==== Given entries
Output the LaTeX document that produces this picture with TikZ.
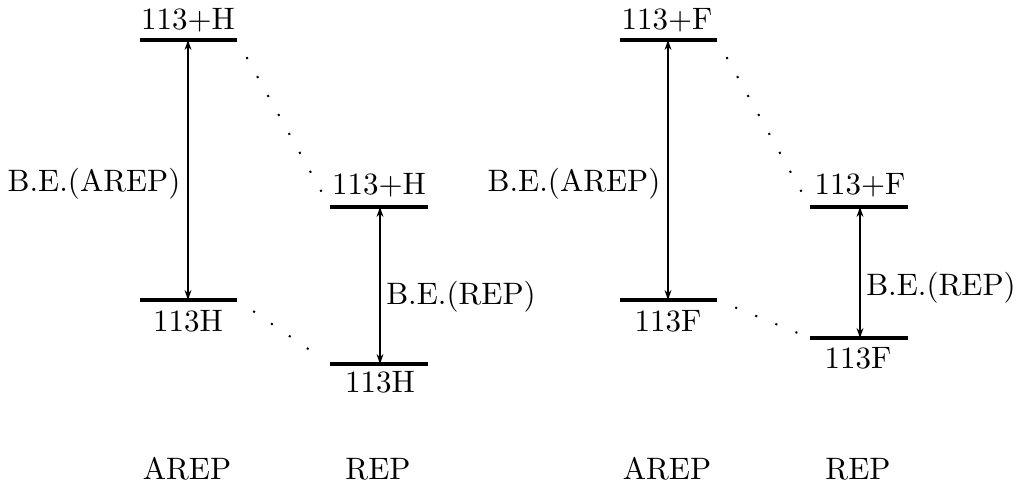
\documentclass[tikz,border=0pt]{standalone}
\usetikzlibrary{arrows.meta}
\begin{document}
\begin{tikzpicture}[x=0.3226pt,y=-0.3226pt,
  level/.style={line width=1.05pt},
  gap/.style={{Stealth[length=3.2pt,width=2.2pt]}-{Stealth[length=3.2pt,width=2.2pt]}, line width=0.5pt},
  dots/.style={line width=0.65pt, dash pattern=on 0.65pt off 6.35pt, dash phase=0.65pt},
  lbl/.style={anchor=base, inner sep=0pt, font=\fontsize{10}{12}\selectfont}]
\useasboundingbox (0,0) rectangle (1018,489);

% ---------- left group (H) ----------
\coordinate (h1a) at (140,40);  \coordinate (h1b) at (237,40);  \coordinate (h1c) at (188,40);
\coordinate (h2a) at (140,300); \coordinate (h2b) at (237,300); \coordinate (h2c) at (188,300);
\coordinate (h3a) at (330,207); \coordinate (h3b) at (428,207); \coordinate (h3c) at (380,207);
\coordinate (h4a) at (330,364); \coordinate (h4b) at (428,364); \coordinate (h4c) at (380,364);

\draw[level] (h1a) -- (h1b);
\draw[level] (h2a) -- (h2b);
\draw[level] (h3a) -- (h3b);
\draw[level] (h4a) -- (h4b);
\draw[gap] (h2c) -- (h1c);
\draw[gap] (h4c) -- (h3c);
\draw[dots] (h1b) -- (h3a);
\draw[dots, shorten >=3pt] (h2b) -- (h4a);

\node[lbl] (ht1) at (188,30)  {113+H};
\node[lbl] (ht2) at (188,332) {113H};
\node[lbl] (ht3) at (379,195) {113+H};
\node[lbl] (ht4) at (380,393) {113H};
\node[lbl] (hb1) at (94,192)  {B.E.(AREP)};
\node[lbl] (hb2) at (461,305) {B.E.(REP)};
\node[lbl] (hm1) at (187,480) {AREP};
\node[lbl] (hm2) at (378,480) {REP};

% ---------- right group (F) ----------
\coordinate (f1a) at (620,40);  \coordinate (f1b) at (717,40);  \coordinate (f1c) at (668,40);
\coordinate (f2a) at (620,300); \coordinate (f2b) at (717,300); \coordinate (f2c) at (668,300);
\coordinate (f3a) at (810,207); \coordinate (f3b) at (908,207); \coordinate (f3c) at (860,207);
\coordinate (f4a) at (810,338); \coordinate (f4b) at (908,338); \coordinate (f4c) at (860,338);

\draw[level] (f1a) -- (f1b);
\draw[level] (f2a) -- (f2b);
\draw[level] (f3a) -- (f3b);
\draw[level] (f4a) -- (f4b);
\draw[gap] (f2c) -- (f1c);
\draw[gap] (f4c) -- (f3c);
\draw[dots] (f1b) -- (f3a);
\draw[dots, shorten >=3pt] (f2b) -- (f4a);

\node[lbl] (ft1) at (667,30)  {113+F};
\node[lbl] (ft2) at (668,332) {113F};
\node[lbl] (ft3) at (860,195) {113+F};
\node[lbl] (ft4) at (858,369) {113F};
\node[lbl] (fb1) at (574,192) {B.E.(AREP)};
\node[lbl] (fb2) at (941,296) {B.E.(REP)};
\node[lbl] (fm1) at (667,480) {AREP};
\node[lbl] (fm2) at (858,480) {REP};
\end{tikzpicture}
\end{document}
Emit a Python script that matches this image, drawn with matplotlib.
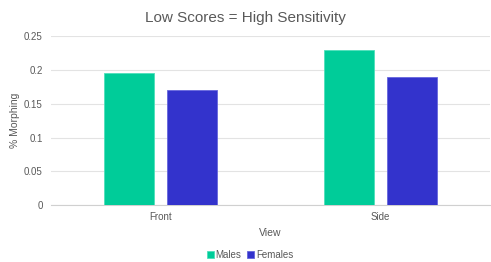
import numpy as np
import matplotlib
matplotlib.use("Agg")
import matplotlib.pyplot as plt

plt.rcParams["font.family"] = ["Liberation Sans", "DejaVu Sans"]

# ---------- данные ----------
views = ["Front", "Side"]
males = [0.195, 0.23]
females = [0.17, 0.19]
y_ticks = [0, 0.05, 0.1, 0.15, 0.2, 0.25]
y_tick_labels = ["0", "0.05", "0.1", "0.15", "0.2", "0.25"]

MALE_COLOR = "#00CC99"
FEMALE_COLOR = "#3333CC"
TEXT_COLOR = "#595959"

fig = plt.figure(figsize=(4.91, 2.62), dpi=100)
ax = fig.add_axes([51 / 491, 1 - 205.3 / 262, (490 - 51) / 491, (205.3 - 36) / 262])

x = np.arange(len(views))
w = 0.228
gap = 0.059
ax.bar(x - (w + gap) / 2, males, width=w, color=MALE_COLOR,
       edgecolor="#4fe0bb", linewidth=0.6, label="Males", zorder=3)
ax.bar(x + (w + gap) / 2, females, width=w, color=FEMALE_COLOR,
       edgecolor="#6666dd", linewidth=0.6, label="Females", zorder=3)

ax.set_xlim(-0.5, 1.5)
ax.set_ylim(0, 0.25)
ax.set_yticks(y_ticks)
ax.set_yticklabels(y_tick_labels)
ax.set_xticks(x)
ax.set_xticklabels(views)

ax.grid(axis="y", color="#e3e3e3", linewidth=0.8, zorder=0)
for s in ["top", "right", "left"]:
    ax.spines[s].set_visible(False)
ax.spines["bottom"].set_color("#d0d0d0")
ax.spines["bottom"].set_linewidth(0.8)
ax.tick_params(axis="both", length=0, labelsize=7, colors=TEXT_COLOR, pad=6)
ax.tick_params(axis="x", pad=5)

# заголовок по центру всей фигуры
fig.text(0.5, 1 - 18 / 262, "Low Scores = High Sensitivity", ha="center", va="center",
         fontsize=11, color=TEXT_COLOR)
ax.set_xlabel("View", fontsize=7.5, color=TEXT_COLOR, labelpad=4)
ax.set_ylabel("% Morphing", fontsize=7.5, color=TEXT_COLOR)
ax.yaxis.set_label_coords(-(51 - 20) / 439, 0.5)

leg = fig.legend(loc="center", bbox_to_anchor=(250 / 491, 1 - 255 / 262), ncol=2,
                 frameon=False, fontsize=7, handlelength=0.7, handleheight=0.7,
                 handletextpad=0.2, columnspacing=0.6, labelcolor=TEXT_COLOR)

fig.savefig("out.png", dpi=100)
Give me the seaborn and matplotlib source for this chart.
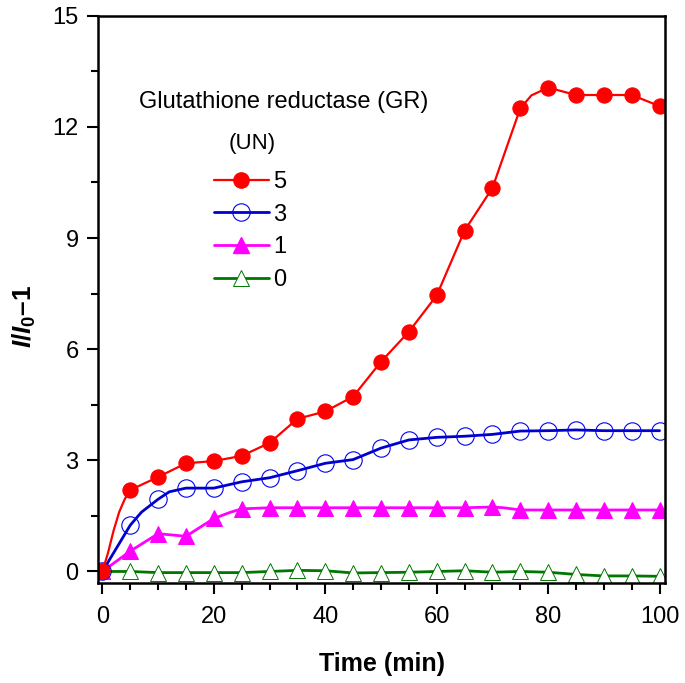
========
Omit the pictures and give the material again, exactly and in full.

Task result:
Output the LaTeX document that produces this picture with TikZ.
\documentclass[tikz,border=0pt]{standalone}
\usetikzlibrary{arrows.meta}
\begin{document}
\begin{tikzpicture}[x=0.3226pt,y=-0.3226pt,
  level/.style={line width=1.05pt},
  gap/.style={{Stealth[length=3.2pt,width=2.2pt]}-{Stealth[length=3.2pt,width=2.2pt]}, line width=0.5pt},
  dots/.style={line width=0.65pt, dash pattern=on 0.65pt off 6.35pt, dash phase=0.65pt},
  lbl/.style={anchor=base, inner sep=0pt, font=\fontsize{10}{12}\selectfont}]
\useasboundingbox (0,0) rectangle (1018,489);

% ---------- left group (H) ----------
\coordinate (h1a) at (140,40);  \coordinate (h1b) at (237,40);  \coordinate (h1c) at (188,40);
\coordinate (h2a) at (140,300); \coordinate (h2b) at (237,300); \coordinate (h2c) at (188,300);
\coordinate (h3a) at (330,207); \coordinate (h3b) at (428,207); \coordinate (h3c) at (380,207);
\coordinate (h4a) at (330,364); \coordinate (h4b) at (428,364); \coordinate (h4c) at (380,364);

\draw[level] (h1a) -- (h1b);
\draw[level] (h2a) -- (h2b);
\draw[level] (h3a) -- (h3b);
\draw[level] (h4a) -- (h4b);
\draw[gap] (h2c) -- (h1c);
\draw[gap] (h4c) -- (h3c);
\draw[dots] (h1b) -- (h3a);
\draw[dots, shorten >=3pt] (h2b) -- (h4a);

\node[lbl] (ht1) at (188,30)  {113+H};
\node[lbl] (ht2) at (188,332) {113H};
\node[lbl] (ht3) at (379,195) {113+H};
\node[lbl] (ht4) at (380,393) {113H};
\node[lbl] (hb1) at (94,192)  {B.E.(AREP)};
\node[lbl] (hb2) at (461,305) {B.E.(REP)};
\node[lbl] (hm1) at (187,480) {AREP};
\node[lbl] (hm2) at (378,480) {REP};

% ---------- right group (F) ----------
\coordinate (f1a) at (620,40);  \coordinate (f1b) at (717,40);  \coordinate (f1c) at (668,40);
\coordinate (f2a) at (620,300); \coordinate (f2b) at (717,300); \coordinate (f2c) at (668,300);
\coordinate (f3a) at (810,207); \coordinate (f3b) at (908,207); \coordinate (f3c) at (860,207);
\coordinate (f4a) at (810,338); \coordinate (f4b) at (908,338); \coordinate (f4c) at (860,338);

\draw[level] (f1a) -- (f1b);
\draw[level] (f2a) -- (f2b);
\draw[level] (f3a) -- (f3b);
\draw[level] (f4a) -- (f4b);
\draw[gap] (f2c) -- (f1c);
\draw[gap] (f4c) -- (f3c);
\draw[dots] (f1b) -- (f3a);
\draw[dots, shorten >=3pt] (f2b) -- (f4a);

\node[lbl] (ft1) at (667,30)  {113+F};
\node[lbl] (ft2) at (668,332) {113F};
\node[lbl] (ft3) at (860,195) {113+F};
\node[lbl] (ft4) at (858,369) {113F};
\node[lbl] (fb1) at (574,192) {B.E.(AREP)};
\node[lbl] (fb2) at (941,296) {B.E.(REP)};
\node[lbl] (fm1) at (667,480) {AREP};
\node[lbl] (fm2) at (858,480) {REP};
\end{tikzpicture}
\end{document}
Emit a Python script that matches this image, drawn with matplotlib.
import numpy as np
import matplotlib
matplotlib.use("Agg")
import matplotlib.pyplot as plt

plt.rcParams["font.family"] = ["Liberation Sans", "DejaVu Sans"]

# ---------- данные ----------
views = ["Front", "Side"]
males = [0.195, 0.23]
females = [0.17, 0.19]
y_ticks = [0, 0.05, 0.1, 0.15, 0.2, 0.25]
y_tick_labels = ["0", "0.05", "0.1", "0.15", "0.2", "0.25"]

MALE_COLOR = "#00CC99"
FEMALE_COLOR = "#3333CC"
TEXT_COLOR = "#595959"

fig = plt.figure(figsize=(4.91, 2.62), dpi=100)
ax = fig.add_axes([51 / 491, 1 - 205.3 / 262, (490 - 51) / 491, (205.3 - 36) / 262])

x = np.arange(len(views))
w = 0.228
gap = 0.059
ax.bar(x - (w + gap) / 2, males, width=w, color=MALE_COLOR,
       edgecolor="#4fe0bb", linewidth=0.6, label="Males", zorder=3)
ax.bar(x + (w + gap) / 2, females, width=w, color=FEMALE_COLOR,
       edgecolor="#6666dd", linewidth=0.6, label="Females", zorder=3)

ax.set_xlim(-0.5, 1.5)
ax.set_ylim(0, 0.25)
ax.set_yticks(y_ticks)
ax.set_yticklabels(y_tick_labels)
ax.set_xticks(x)
ax.set_xticklabels(views)

ax.grid(axis="y", color="#e3e3e3", linewidth=0.8, zorder=0)
for s in ["top", "right", "left"]:
    ax.spines[s].set_visible(False)
ax.spines["bottom"].set_color("#d0d0d0")
ax.spines["bottom"].set_linewidth(0.8)
ax.tick_params(axis="both", length=0, labelsize=7, colors=TEXT_COLOR, pad=6)
ax.tick_params(axis="x", pad=5)

# заголовок по центру всей фигуры
fig.text(0.5, 1 - 18 / 262, "Low Scores = High Sensitivity", ha="center", va="center",
         fontsize=11, color=TEXT_COLOR)
ax.set_xlabel("View", fontsize=7.5, color=TEXT_COLOR, labelpad=4)
ax.set_ylabel("% Morphing", fontsize=7.5, color=TEXT_COLOR)
ax.yaxis.set_label_coords(-(51 - 20) / 439, 0.5)

leg = fig.legend(loc="center", bbox_to_anchor=(250 / 491, 1 - 255 / 262), ncol=2,
                 frameon=False, fontsize=7, handlelength=0.7, handleheight=0.7,
                 handletextpad=0.2, columnspacing=0.6, labelcolor=TEXT_COLOR)

fig.savefig("out.png", dpi=100)
Give me the seaborn and matplotlib source for this chart.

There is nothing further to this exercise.